All of this makes sense to me. My worldview has been constructed out of every single one of these facts. In a sense, I believe them, although of course I don’t believe all of them at the same time, and don’t believe them in the same way that I believe in other, more prosaic things. But they’re all there, floating around within me. They’re all a part of what I like to call reality.
As such, it’s probably impossible for me to become a Zen master. (This was already true for a variety of reasons.) I can’t wholeheartedly convince myself of the idea that Zen mastery is an adequate goal. In truth, I don’t much like getting hit with a stick. I much prefer to sit in my armchair undisturbed, allowing mind and body to become detached.

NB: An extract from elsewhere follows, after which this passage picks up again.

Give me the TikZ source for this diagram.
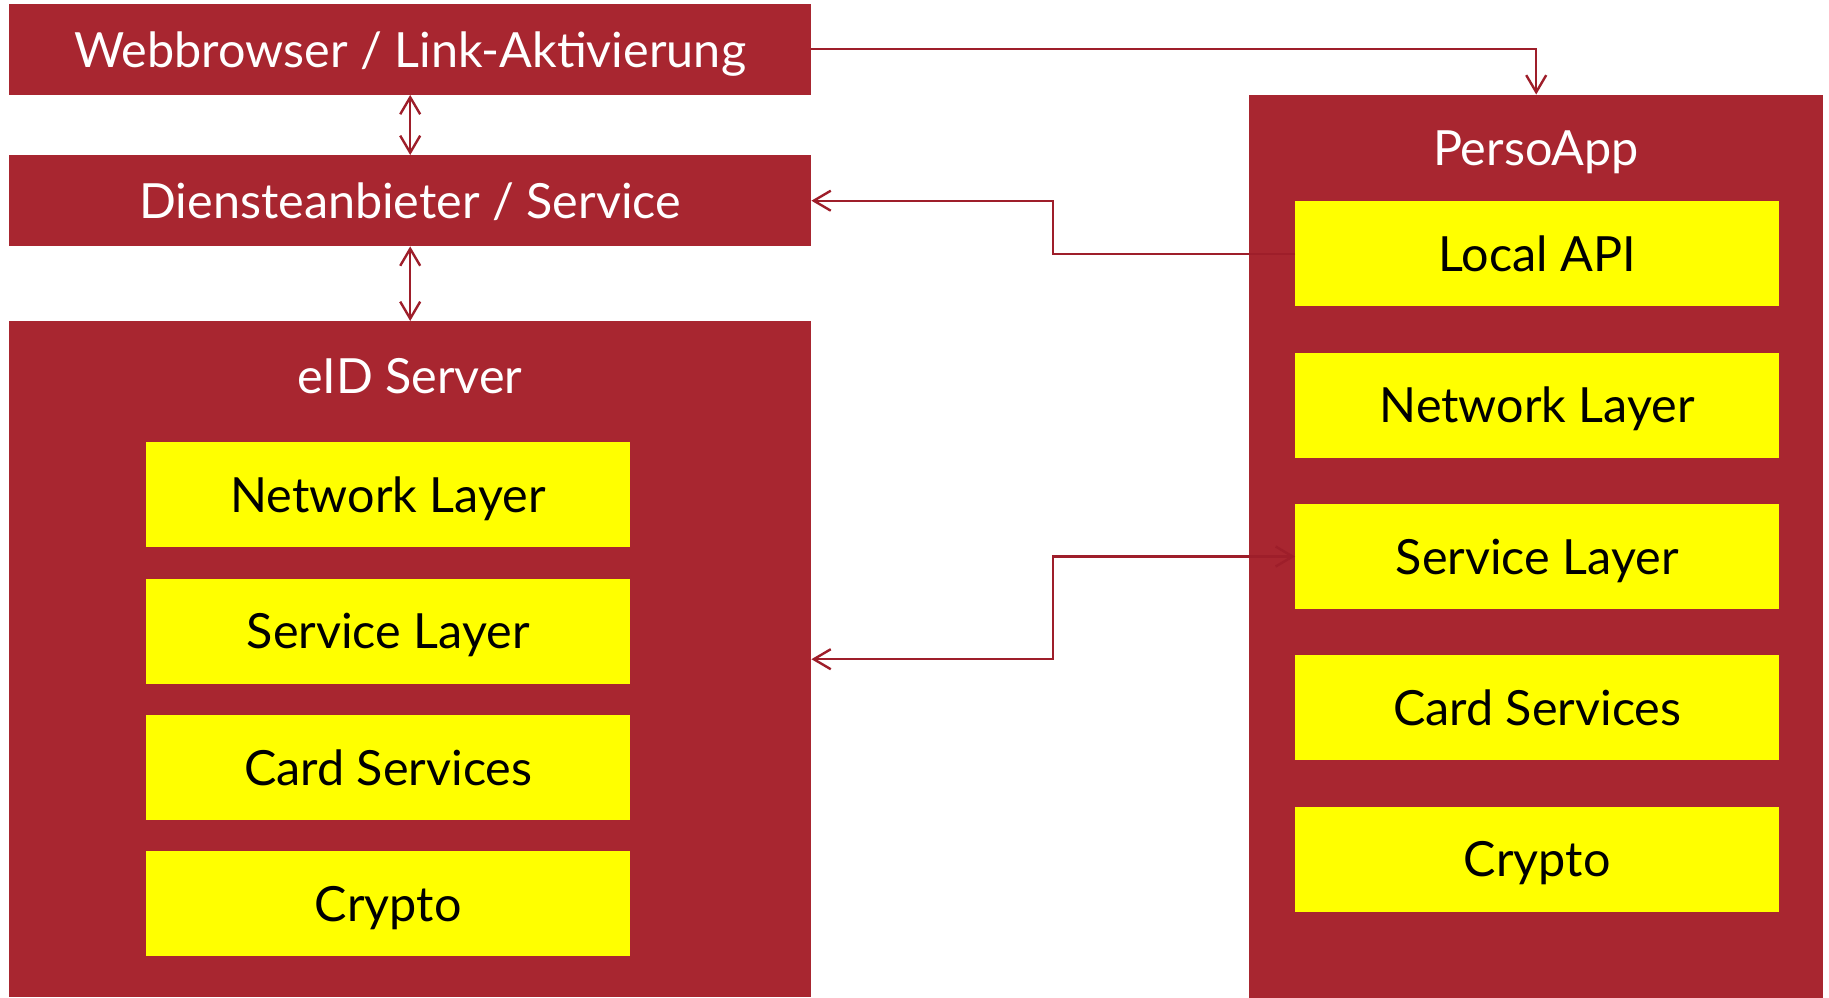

I don’t hold any hope of salvation. I don’t hold any hope of discovering the underlying truth of reality. No ritual or rite is going to bring me any closer to any deity or power or energy or Way that may be out there waiting for me. This doesn’t distress or disturb me in the slightest, most of the time. But sometimes I wonder — should I feel bad? Should I be worried? I strongly connected to a character in John Bunyan’s Pilgrim’s Progress — he is named Ignorance, and at the end of Part One he is thrown into pit that leads directly to Hell. Is that my fate? I believe myself to have a strong moral framework, but is this all for naught without faith? Is my syncretism merely a product of self-important conceit?
These questions don’t really get me anywhere. I mean, how am I supposed to know, one way or the other? Different people tell me different things; who am I supposed to trust? On one hand, I trust them all; on the other hand, in trusting them all I betray a distrust in each and every one of them.
I exit my study, and upon entering my living room encounter a beautiful sight. My cat on the table beside the window, asleep on a sunbeam. My wife on the couch, asleep beneath a tangle of blankets. Outside the window, the faint chirping of birds, the calm rustle of the wind.
"A certain recluse monk once remarked, ‘I have relinquished all that ties me to the world, but one thing that still haunts me is the beauty of the sky.’ I can quite see why he would feel this."